私は「元気だった?どんな顔だった?頭以外はどんな格好をしていたの?」と突然逝ってしまった彼の今を、どんなことでもいいから少しでも知ることが出きれば、と思いしつこく訪ねました。

「格好までは…あとはよく覚えてないんだけどね、夢だから…でも全然嫌な感じじゃなくて、金色に光ってて神々しかった」と妹は言いました。

それが、妹の脳が作り出した虚像でもいい。その夢になんの確証もないけれど、でも私は妹のその夢での彼の姿を素直に信じました。

妹は不思議なものを感じやすい体質だから、彼が妹を通じて「こちらは大丈夫だよ」と伝えてくれた気がしてならなかったからです。

突然命が断たれて、本人がどんな想いでいるのか…

まだ生きていたかったと後悔しているのではないか…

自分の死を受け入れられずにいるのではないか…

苦しんでいるのではないか…

混乱して、変な世界に導かれてはいないだろうか…

 

幽霊なんてみたことがない人間なのに、なにか有り合わせの知識で、あの世という彼の魂の行く末を必死に案じていました。「変な世界に落ちては、絶対にダメだよ!穏やかで清らかな正しいところへ上がってください…」こればかり、何度も何度も、来日も来日も念じていました。

ですが、彼はきっと大丈夫、だって神様から黄金の冠を授かったのだから、きっと正しい世界に導いてもらっている。と、その後もずっと本気で、妹の夢での彼の姿を信じ、心の拠り所にしていたのです。

彼のその姿のイメージは、8年たった今でも、ずっと私のなかに、お守りのように大切に残っています。

 

 

妹は、私にはない不思議な体験をいくつも経験しています。この夢の話以外にも、彼にまつわる体験がありました。どれも、真実を証明できる根拠もなければ、確証もありません。
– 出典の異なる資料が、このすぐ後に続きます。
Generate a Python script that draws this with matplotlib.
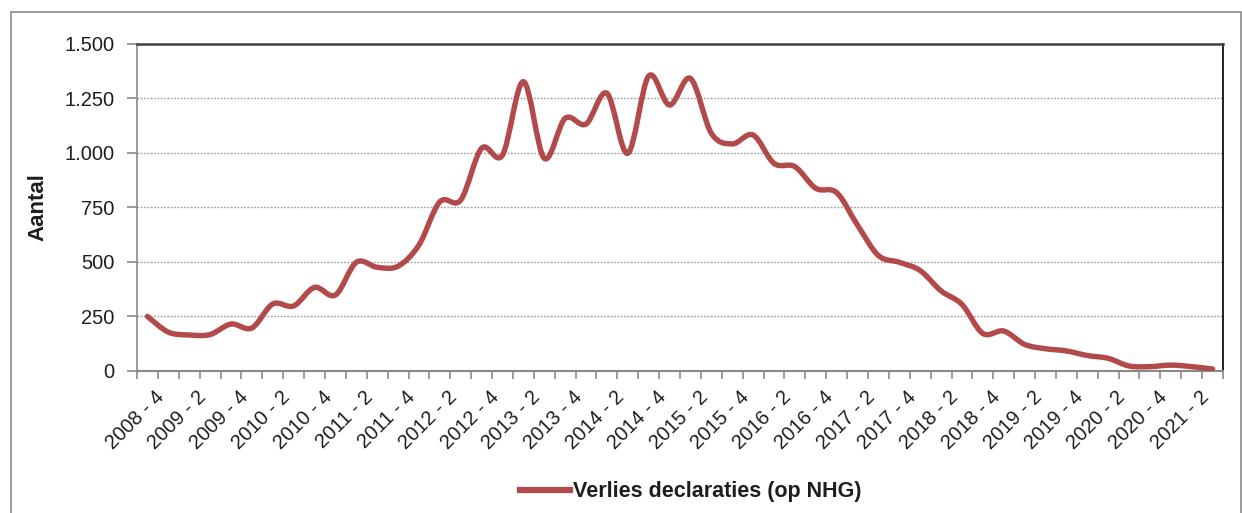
import matplotlib
matplotlib.use("Agg")
import matplotlib.pyplot as plt
from matplotlib.patches import PathPatch, Rectangle
from matplotlib.path import Path
from matplotlib.lines import Line2D
from matplotlib.ticker import FuncFormatter, FixedLocator

plt.rcParams["font.family"] = ["Liberation Sans", "DejaVu Sans"]

# quarters 2008-3 .. 2021-2
years = list(range(2008, 2022))
quarters = [(y, q) for y in years for q in (1, 2, 3, 4) if (2008, 3) <= (y, q) <= (2021, 2)]
quarter_labels = [f"{y} - {q}" for y, q in quarters]

verlies_declaraties = [
    250, 178, 165, 167, 215, 197, 307, 298, 383, 348,
    498, 475, 480, 577, 775, 783, 1020, 989, 1325, 974,
    1157, 1131, 1272, 997, 1351, 1218, 1340, 1089, 1040, 1081,
    951, 936, 837, 817, 668, 529, 498, 460, 367, 305,
    172, 183, 122, 102, 92, 71, 58, 23, 20, 27,
    20, 9,
]

y_ticks = [0, 250, 500, 750, 1000, 1250, 1500]

LINE_COLOR = "#b24a4c"
TEXT_COLOR = "#1e1e1e"


def smooth_path(xs, ys):
    # bezier segments with 1/6 tangents, the way spreadsheet "smoothed lines" work
    verts = [(xs[0], ys[0])]
    codes = [Path.MOVETO]
    n = len(xs)
    for i in range(n - 1):
        x0, y0 = (xs[i - 1], ys[i - 1]) if i > 0 else (xs[i], ys[i])
        x1, y1 = xs[i], ys[i]
        x2, y2 = xs[i + 1], ys[i + 1]
        x3, y3 = (xs[i + 2], ys[i + 2]) if i + 2 < n else (x2, y2)
        c1 = (x1 + (x2 - x0) / 6.0, y1 + (y2 - y0) / 6.0)
        c2 = (x2 - (x3 - x1) / 6.0, y2 - (y3 - y1) / 6.0)
        verts += [c1, c2, (x2, y2)]
        codes += [Path.CURVE4] * 3
    return Path(verts, codes)


fig = plt.figure(figsize=(12.42, 5.13), dpi=100)
fig.patches.append(Rectangle((11 / 1242, -0.1), 1230 / 1242, 1.1 - 12.5 / 513,
                             transform=fig.transFigure, fill=False,
                             edgecolor="#8a8a8a", linewidth=1.2))

ax = fig.add_axes([137 / 1242, 1 - 371 / 513, (1223 - 137) / 1242, (371 - 43.5) / 513])

xs = list(range(len(verlies_declaraties)))
ax.add_patch(PathPatch(smooth_path(xs, verlies_declaraties), fill=False,
                       edgecolor=LINE_COLOR, linewidth=3.9, capstyle="round",
                       joinstyle="round", zorder=3))

ax.set_xlim(-0.5, len(xs) - 0.5)
ax.set_ylim(0, 1500)

ax.set_yticks(y_ticks)
ax.yaxis.set_major_formatter(FuncFormatter(lambda v, _: f"{int(v):,}".replace(",", ".")))
ax.tick_params(axis="y", direction="out", length=7, width=1.2, color="#8a8a8a",
               pad=9, labelsize=14.5, labelcolor=TEXT_COLOR)

# labels on every second quarter, tick marks between categories
label_pos = xs[1::2]
ax.xaxis.set_major_locator(FixedLocator(label_pos))
ax.set_xticklabels(quarter_labels[1::2], rotation=45, ha="right", va="top",
                   fontsize=14.5, color=TEXT_COLOR)
ax.xaxis.set_minor_locator(FixedLocator([x - 0.5 for x in xs] + [xs[-1] + 0.5]))
ax.tick_params(axis="x", which="major", length=0, pad=12)
ax.tick_params(axis="x", which="minor", direction="out", length=6, width=1.2,
               color="#8a8a8a")

for y in y_ticks[1:-1]:
    ax.axhline(y, color="#9a9a9a", linewidth=1.0, linestyle=(0, (1.2, 1.2)), zorder=1)

ax.spines["left"].set_color("#8a8a8a")
ax.spines["left"].set_linewidth(1.2)
ax.spines["bottom"].set_color("#8a8a8a")
ax.spines["bottom"].set_linewidth(1.5)
ax.spines["top"].set_color("#404040")
ax.spines["top"].set_linewidth(1.8)
ax.spines["right"].set_color("#202020")
ax.spines["right"].set_linewidth(1.4)

ax.set_ylabel("Aantal", fontsize=16, fontweight="bold", color=TEXT_COLOR, labelpad=12)

handle = Line2D([], [], color=LINE_COLOR, linewidth=4.5)
fig.legend([handle], ["Verlies declaraties (op NHG)"], loc="center",
           bbox_to_anchor=(691 / 1242, 1 - 492 / 513), frameon=False,
           prop={"weight": "bold", "size": 15.5}, handlelength=2.3, handletextpad=0.15,
           labelcolor=TEXT_COLOR)

fig.savefig("out.png", dpi=100, facecolor="white")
ですが、それでこの件に関わって哀しみにくれた我々の心が、少しでも明るく前向きになれたこと、先の希望になったことに、大きな意味があったと感じています。あの日から8年経って冷静に思い出せるようになった今でも、私にとってはこれで良かったんだと満足できているからです。

真実かどうかなんて、どうでもいいんです。

信じて楽になれれば、それでいいんです。

信じる者は救われる・・・まさにこの言葉を体験したのです。

死別の苦しみを乗り越える助けになった、そんな、妹のみた不思議な夢の話でした。